You’re also training your brain to keep thinking that way. It’s magical fantasy thinking to believe that you can berate yourself up to the point of a goal achievement. Then, when you achieve the goal, suddenly a new, nicer brain appears that says, “Congratulations, you did amazingly.” It’s like if you berate yourself through losing weight, you may lose weight in the short term, which a lot of people can in the short term. But then at the end, your brain is still like, “No, it’s not good enough. Now your skin is saggy. Now you look wrinkled,” now whatever else.
Same thing with money. You can save a certain amount. I guarantee you if the thought the whole time is, “I’m bad with money, I’m so irresponsible, I should have been saving more before,” you’re going to hit that saving goal and then your next thought is going to be, “Well, if I’d started 20 years ago, I would have had twice this much. I would have started before.” You cannot hate the journey and love the destination, that’s not how the brain works. It’s literally like a muscle. If you train yourself to eat with your right hand, you can’t just wake up one day and eat with your left hand.

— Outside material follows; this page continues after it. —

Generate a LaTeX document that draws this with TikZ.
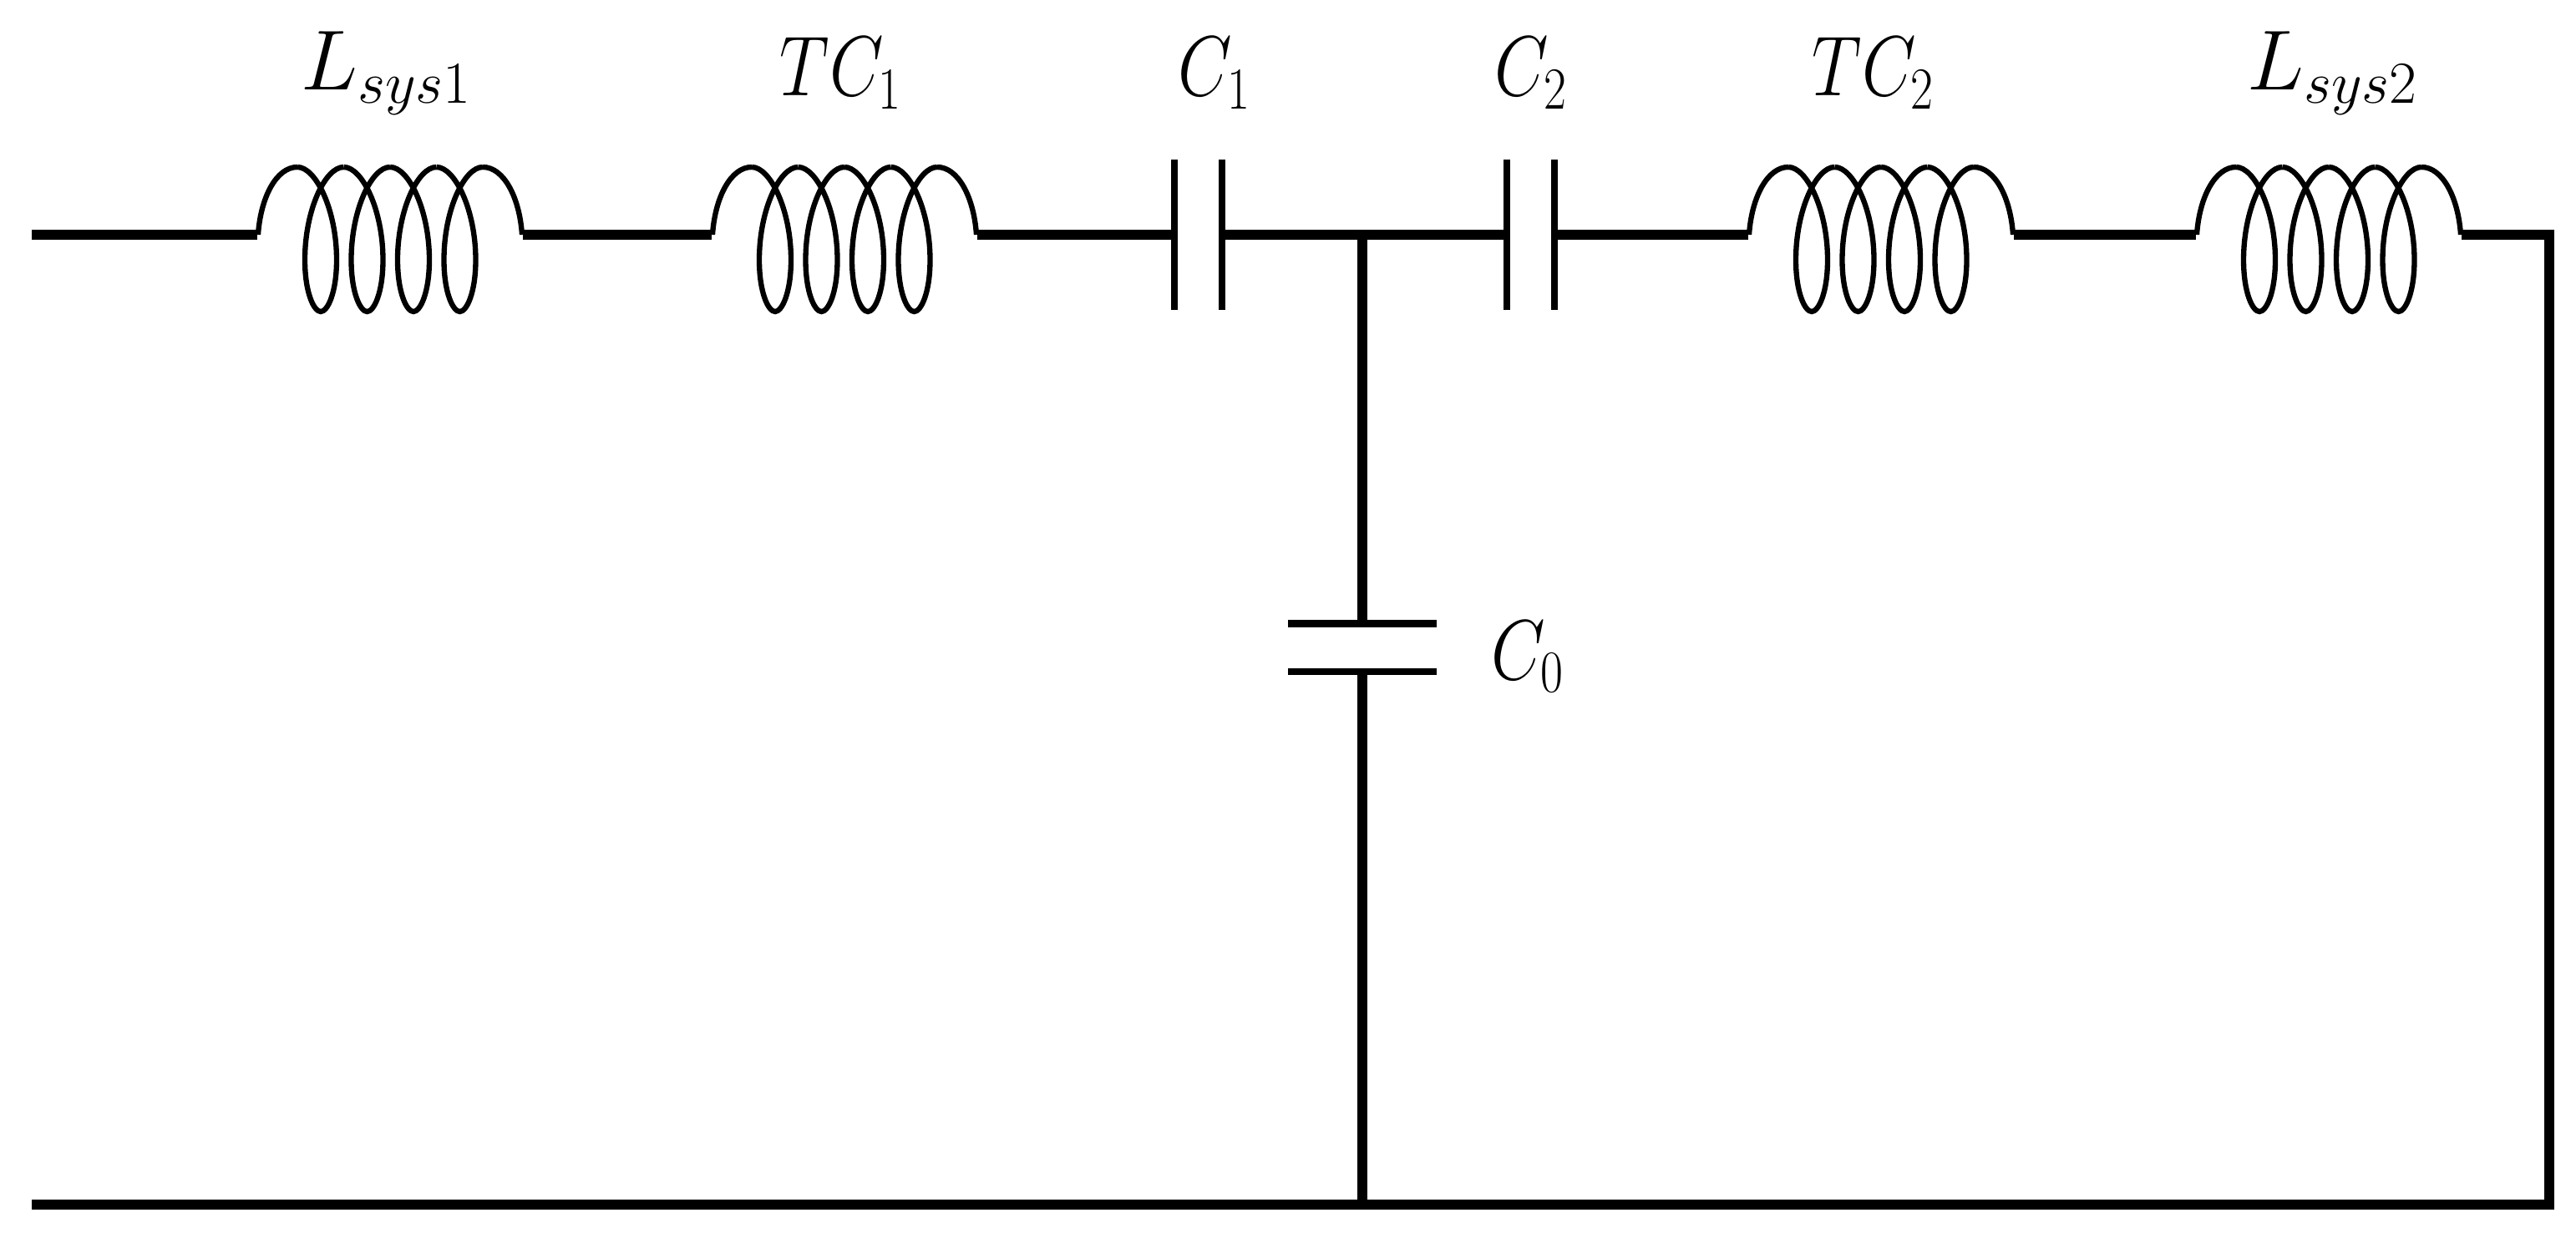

What I always tell people when I’m coaching on this is what if it’s possible that you’ve achieved what you’ve achieved not because of all your relentless self-hatred, but in spite of it? What if it’s actually been an albatross around your neck or a weight you were dragging with you, and if you let go of it, you would actually go so much farther. That was my experience. My self-loathing had me looking very successful in a very mainstream, prestigious career. I don’t think I was having or would have had near the impact I’ve had on the world of quitting that, starting this, right now having a podcast with 50 million downloads and a business. All of these things I’ve done were because I was willing to like myself instead.
Tori Dunlap:
It’s almost though like no pain, no gain version of life. That’s not fun, that’s not sustainable. That’s not generous towards ourselves.
Kara Loewentheil:
No. Listen, it’s going to be uncomfortable to change your thoughts.
Tori Dunlap:
Yeah.
Kara Loewentheil:
You’ll get some pain either way, don’t worry. But it can be discomfort that’s moving you towards something better.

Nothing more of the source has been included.